今回のセトリ、"ノーダウト" "宿命" "イエスタデイ" がなかったのがすごい。新曲を多く携えているとはいえ、MV1億再生を目の前に捉えつつある代表曲達を軒並み差し置ける度胸。一方で出世作の "Pretender" はしっかり終盤に据えつつ "FIRE GROUND" のようなコア曲も投下する試験的挑戦的姿勢。

新曲のプロモーション、定番曲の普及、テレビ初演奏曲の選曲、全てにおいてバランスの取れた完璧なセトリだった。コアなファンからライトなリスナーまで、Official髭男dismに対する認知が様々な層をまとめて掻っ攫えるパフォーマンスだったと思う。

番組の最後で、

藤原「これクリスマスとかもあるんですかね…?」
スタッフ「次は2時間あげます」
藤原「…楽曲作っときまーすw」

みたいな会話をするシーンがあった。まぁ本当に2時間演ることは流石にないだろうが、マジで演っても演り切ってしまいそう、マジで曲作って2時間分セトリ組んでしまいそうと思ってしまう。今の髭男ならやらかしてくれやがりそうだ。冗談抜きで無敵だわ。

 

 

さて、ヒゲダンフェスを観終えて、思うことは恐らく他の視聴者と同じ。

色んなアーティストにやってほしい。

こんなこと今までなかった。4時間ある番組の中の一部とはいえ、地上波で単独のアーティストがトークもVTRも無く1時間ぶっ通しで演奏するなんてこと今までなかった。1時間あれば、ワンマンとは言わないまでもツーマン尺ぐらいは余裕で演奏できる。名刺代わりの代表曲からライト層には知られざる人気曲まで網羅できる。まさに今回の髭男のように。

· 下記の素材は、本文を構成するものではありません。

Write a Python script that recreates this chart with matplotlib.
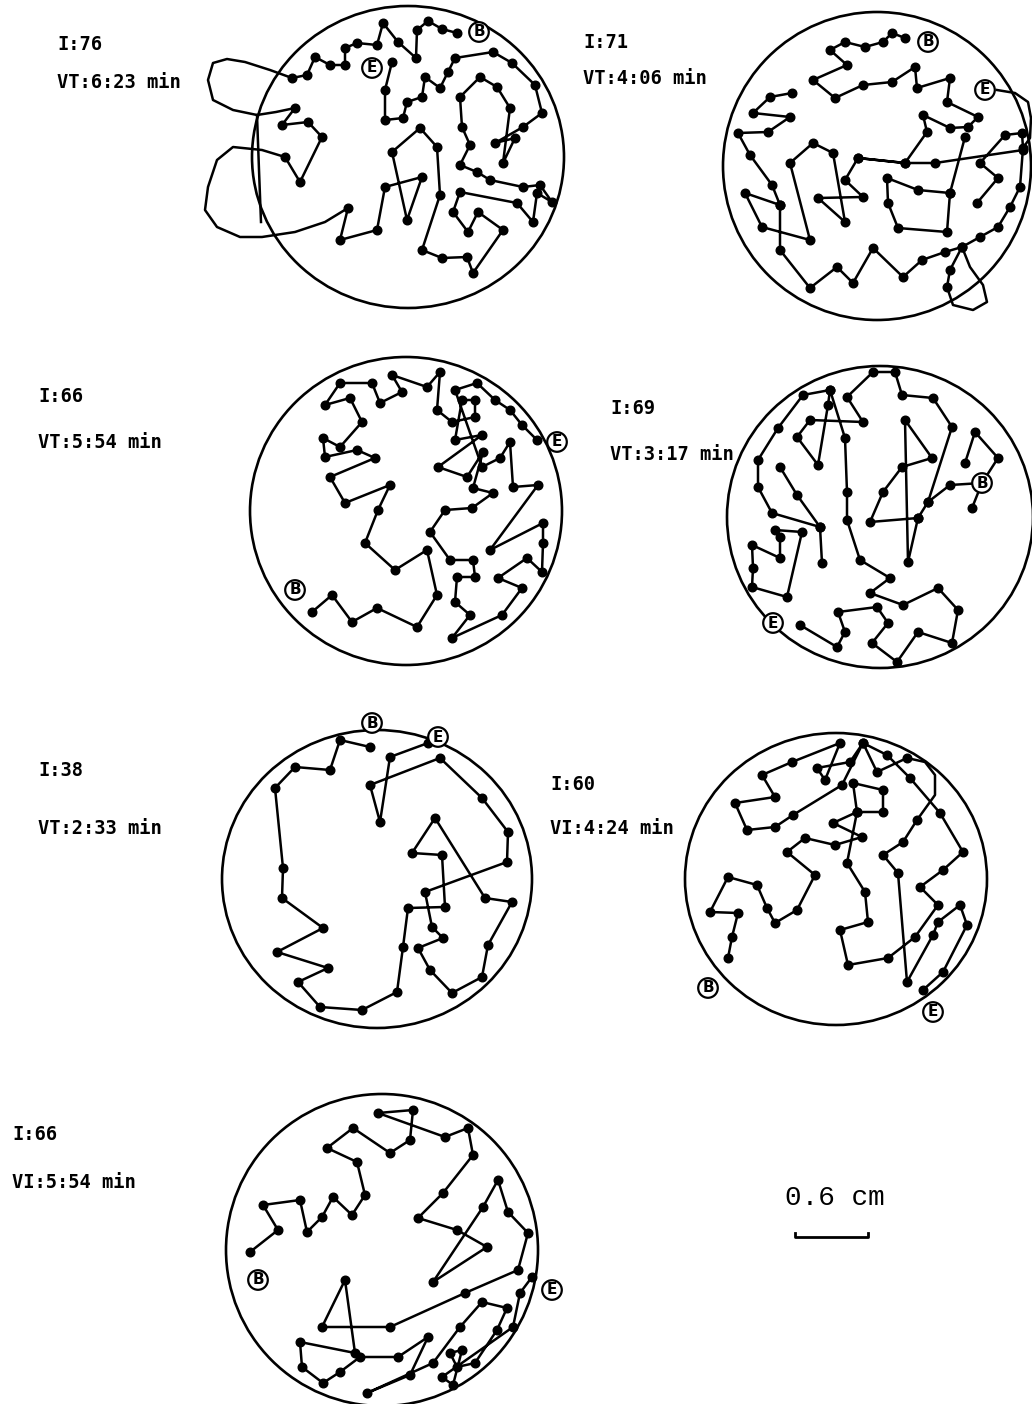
import numpy as np
import matplotlib
matplotlib.use('Agg')
import matplotlib.pyplot as plt
from matplotlib.patches import Ellipse

N = np.nan

# arena outlines: centre x, centre y, width, height (image pixels)
arenas = [(408, 157, 312, 302), (877, 166, 308, 308), (406, 511, 312, 308),
          (880, 517, 306, 302), (377, 879, 310, 298), (836, 879, 302, 292),
          (382, 1250, 312, 312)]

labels_i = ['I:76', 'I:71', 'I:66', 'I:69', 'I:38', 'I:60', 'I:66']
labels_vt = ['VT:6:23 min', 'VT:4:06 min', 'VT:5:54 min', 'VT:3:17 min',
             'VT:2:33 min', 'VI:4:24 min', 'VI:5:54 min']
label_pos = [(57, 45, 82), (583, 42, 78), (38, 397, 443), (610, 408, 455),
             (38, 770, 828), (550, 785, 828), (12, 1135, 1183)]

begin_pos = [(479, 32), (928, 42), (295, 590), (982, 483), (372, 723), (708, 988), (258, 1280)]
end_pos = [(372, 68), (985, 90), (557, 442), (773, 623), (438, 737), (933, 1012), (552, 1290)]

track1 = [(457, 33), (442, 29), (428, 21), (417, 30), (416, 58), (398, 42), (383, 23), (377, 45),
          (357, 43), (345, 48), (345, 65), (330, 65), (315, 57), (307, 75), (292, 78), (N, N),
          (295, 108), (282, 125), (308, 122), (322, 137), (300, 182), (285, 157), (N, N),
          (348, 208), (340, 240), (377, 230), (385, 187), (422, 177), (407, 220), (392, 152),
          (420, 128), (437, 147), (440, 195), (422, 250), (442, 258), (467, 257), (473, 273),
          (503, 230), (478, 212), (468, 232), (453, 212), (460, 192), (517, 203), (533, 222),
          (537, 193), (552, 202), (540, 185), (523, 187), (490, 180), (477, 172), (460, 165),
          (470, 145), (462, 127), (460, 97), (480, 77), (497, 87), (510, 108), (503, 163),
          (515, 138), (495, 143), (523, 127), (542, 113), (535, 85), (512, 63), (493, 52),
          (455, 58), (448, 72), (440, 88), (425, 77), (422, 97), (407, 102), (403, 118),
          (385, 120), (385, 90), (392, 62)]
loops1 = [[(292, 78), (270, 70), (245, 62), (227, 59), (213, 63), (208, 80), (213, 100),
           (233, 110), (257, 115), (276, 112), (295, 108)],
          [(285, 157), (262, 150), (233, 147), (217, 160), (208, 187), (205, 210), (217, 227),
           (240, 237), (262, 237), (295, 232), (325, 222), (348, 208)],
          [(257, 115), (259, 170), (261, 222)]]

track2 = [(905, 38), (892, 33), (883, 42), (865, 47), (845, 42), (830, 50), (847, 65), (813, 80),
          (835, 98), (863, 85), (892, 82), (915, 67), (917, 88), (950, 78), (947, 102), (978, 117),
          (968, 127), (950, 128), (923, 115), (927, 132), (905, 163), (858, 158), (845, 180),
          (863, 197), (818, 198), (845, 222), (833, 153), (813, 143), (790, 163), (810, 240),
          (762, 227), (745, 193), (780, 205), (772, 185), (750, 155), (738, 133), (768, 132),
          (790, 117), (753, 113), (770, 97), (792, 93), (N, N),
          (780, 205), (780, 250), (810, 288), (837, 267), (853, 283), (873, 248), (903, 277),
          (922, 260), (945, 252), (962, 247), (950, 270), (947, 287), (N, N),
          (962, 247), (980, 237), (998, 227), (1010, 207), (1020, 187), (1023, 148), (1022, 133),
          (1005, 135), (980, 163), (998, 178), (977, 203), (N, N),
          (858, 158), (905, 163), (935, 163), (1023, 150), (N, N),
          (965, 137), (950, 193), (947, 232), (898, 228), (888, 203), (887, 178), (918, 190),
          (950, 193)]
loops2 = [[(947, 287), (953, 305), (973, 310), (987, 302), (983, 285), (970, 267), (962, 247)],
          [(997, 90), (1015, 93), (1028, 102), (1031, 118), (1030, 138), (1023, 148)]]

track3 = [(312, 612), (332, 595), (352, 622), (377, 608), (417, 627), (437, 595), (427, 550),
          (395, 570), (365, 543), (378, 510), (390, 485), (345, 503), (330, 477), (375, 458),
          (357, 450), (325, 457), (323, 438), (340, 447), (362, 422), (350, 398), (325, 405),
          (340, 383), (372, 383), (380, 403), (402, 392), (392, 375), (427, 387), (440, 372),
          (437, 410), (452, 422), (475, 417), (475, 400), (462, 400), (455, 440), (482, 435),
          (438, 467), (467, 477), (483, 452), (473, 488), (493, 493), (472, 508), (445, 510),
          (430, 532), (450, 560), (473, 560), (475, 577), (457, 577), (455, 602), (470, 615),
          (452, 638), (502, 615), (522, 588), (498, 578), (527, 558), (542, 572), (543, 543),
          (543, 523), (490, 550), (538, 485), (513, 487), (510, 442), (500, 458), (482, 467),
          (455, 390), (477, 383), (495, 400), (510, 410), (522, 425), (537, 440)]
loops3 = []

track4 = [(972, 508), (982, 483), (998, 458), (975, 432), (965, 463), (N, N),
          (982, 483), (950, 485), (928, 502), (918, 518), (908, 562), (905, 420), (932, 458),
          (902, 467), (883, 492), (870, 522), (918, 518), (N, N),
          (928, 502), (952, 427), (933, 398), (902, 395), (895, 372), (873, 372), (847, 397),
          (863, 422), (810, 420), (797, 437), (818, 465), (828, 405), (830, 390), (845, 438),
          (847, 492), (847, 520), (860, 560), (890, 578), (870, 593), (903, 605), (938, 588),
          (958, 610), (952, 643), (918, 632), (897, 662), (872, 643), (888, 623), (877, 607),
          (838, 612), (845, 632), (837, 647), (800, 625), (N, N),
          (830, 390), (803, 395), (778, 428), (758, 460), (758, 487), (772, 513), (820, 527),
          (822, 563), (N, N),
          (780, 467), (797, 495), (820, 527), (N, N),
          (775, 530), (802, 532), (787, 597), (752, 587), (753, 568), (752, 545), (780, 558),
          (780, 537)]
loops4 = []

track5 = [(370, 747), (340, 740), (330, 770), (295, 767), (275, 788), (283, 868), (282, 898),
          (323, 928), (277, 952), (328, 968), (298, 982), (320, 1007), (362, 1010), (397, 992),
          (403, 947), (408, 908), (445, 907), (442, 855), (412, 853), (435, 818), (485, 898),
          (512, 902), (488, 945), (482, 977), (452, 993), (430, 970), (418, 948), (443, 938),
          (432, 927), (425, 892), (507, 862), (508, 832), (482, 798), (440, 758), (370, 785),
          (380, 822), (390, 757), (428, 743)]
loops5 = []

track6 = [(728, 958), (732, 937), (738, 913), (710, 912), (728, 877), (757, 885), (767, 908),
          (775, 923), (797, 910), (815, 875), (787, 852), (805, 838), (835, 845), (862, 837),
          (833, 823), (857, 812), (853, 783), (883, 790), (883, 812), (857, 812), (847, 863),
          (865, 892), (868, 922), (840, 930), (848, 965), (888, 958), (915, 937), (938, 905),
          (920, 887), (943, 870), (963, 852), (940, 813), (910, 778), (887, 755), (863, 743),
          (850, 762), (817, 768), (825, 780), (840, 743), (792, 762), (762, 775), (775, 797),
          (735, 803), (747, 830), (775, 827), (793, 815), (842, 785), (863, 743), (877, 772),
          (907, 758), (N, N),
          (917, 820), (903, 842), (883, 855), (898, 873), (907, 982), (933, 935), (938, 922),
          (960, 905), (967, 925), (943, 972), (923, 990)]
loops6 = [[(907, 758), (925, 762), (935, 775), (935, 795), (917, 820)]]

track7 = [(250, 1252), (278, 1230), (263, 1205), (300, 1200), (307, 1232), (322, 1217),
          (333, 1197), (352, 1215), (365, 1195), (357, 1162), (327, 1148), (353, 1128),
          (390, 1153), (410, 1140), (413, 1110), (378, 1113), (445, 1137), (468, 1128),
          (473, 1155), (443, 1193), (418, 1218), (457, 1230), (487, 1247), (433, 1282),
          (483, 1207), (498, 1180), (508, 1212), (528, 1233), (518, 1270), (465, 1293),
          (390, 1327), (322, 1327), (345, 1280), (355, 1353), (300, 1342), (302, 1367),
          (323, 1383), (340, 1372), (360, 1357), (398, 1357), (428, 1337), (410, 1375),
          (367, 1393), (433, 1363), (460, 1327), (482, 1302), (507, 1308), (497, 1330),
          (475, 1363), (457, 1367), (450, 1353), (462, 1350), (453, 1385), (442, 1377),
          (513, 1327), (520, 1293), (532, 1277)]
loops7 = []

tracks = [track1, track2, track3, track4, track5, track6, track7]
loops = [loops1, loops2, loops3, loops4, loops5, loops6, loops7]

scale_text = '0.6 cm'
scale_bar = (795, 868, 1237)

fig = plt.figure(figsize=(10.32, 14.04), dpi=100)
ax = fig.add_axes([0, 0, 1, 1])
ax.set_xlim(0, 1032)
ax.set_ylim(1404, 0)
ax.axis('off')

for i in range(7):
    cx, cy, w, h = arenas[i]
    ax.add_patch(Ellipse((cx, cy), w, h, fill=False, lw=1.9, ec='black'))
    xs = [p[0] for p in tracks[i]]
    ys = [p[1] for p in tracks[i]]
    ax.plot(xs, ys, color='black', lw=1.8, marker='o', ms=6.2, mfc='black', mec='black')
    for lp in loops[i]:
        ax.plot([p[0] for p in lp], [p[1] for p in lp], color='black', lw=1.8)
    for pos, letter in ((begin_pos[i], 'B'), (end_pos[i], 'E')):
        ax.text(pos[0], pos[1], letter, ha='center', va='center', fontsize=11,
                fontweight='bold', family='DejaVu Sans',
                bbox=dict(boxstyle='circle,pad=0.15', fc='white', ec='black', lw=1.6))
    lx, ly1, ly2 = label_pos[i]
    ax.text(lx, ly1, labels_i[i], ha='left', va='center', fontsize=13.5,
            fontweight='bold', family='DejaVu Sans Mono')
    ax.text(lx, ly2, labels_vt[i], ha='left', va='center', fontsize=13.5,
            fontweight='bold', family='DejaVu Sans Mono')

# scale bar
x0, x1, yb = scale_bar
ax.plot([x0, x0, x1, x1], [yb - 4, yb, yb, yb - 4], color='black', lw=2)
ax.text((x0 + x1) / 2 + 3, 1198, scale_text, ha='center', va='center', fontsize=20,
        family='Liberation Mono')

fig.savefig('out.png', dpi=100, facecolor='white')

今回の髭男でも、藤原さんが「短い時間ではありますが…いや、短くないな!」と言い直す場面があった。もちろん本当に「1時間じゃ短い、2時間寄越せ」なんて思ってるわけがない。深い意味はなく口を突いて出たんだろう。それだけ、テレビで長尺で演奏するという感覚がまだないんだろう。普通はそう。

それでも今回、髭男が数あるアーティストの中でその感覚をいち早く掴んだのは大きい意味があると思う。この企画を恒例にするとまでは行かなくても、これから色んなアーティストがテレビで長い時間・多い曲数をパフォーマンスするという機会がどんどん増えてくれたらいいなと思う。何なら30分でもいい。フェス尺と思えば十分すぎる持ち時間だ。

コロナが無ければ生まれなかった企画だろうが、コロナが終わっても続いてほしい企画だ。今回のヒゲダンフェスがそのきっかけになっていくことを願う。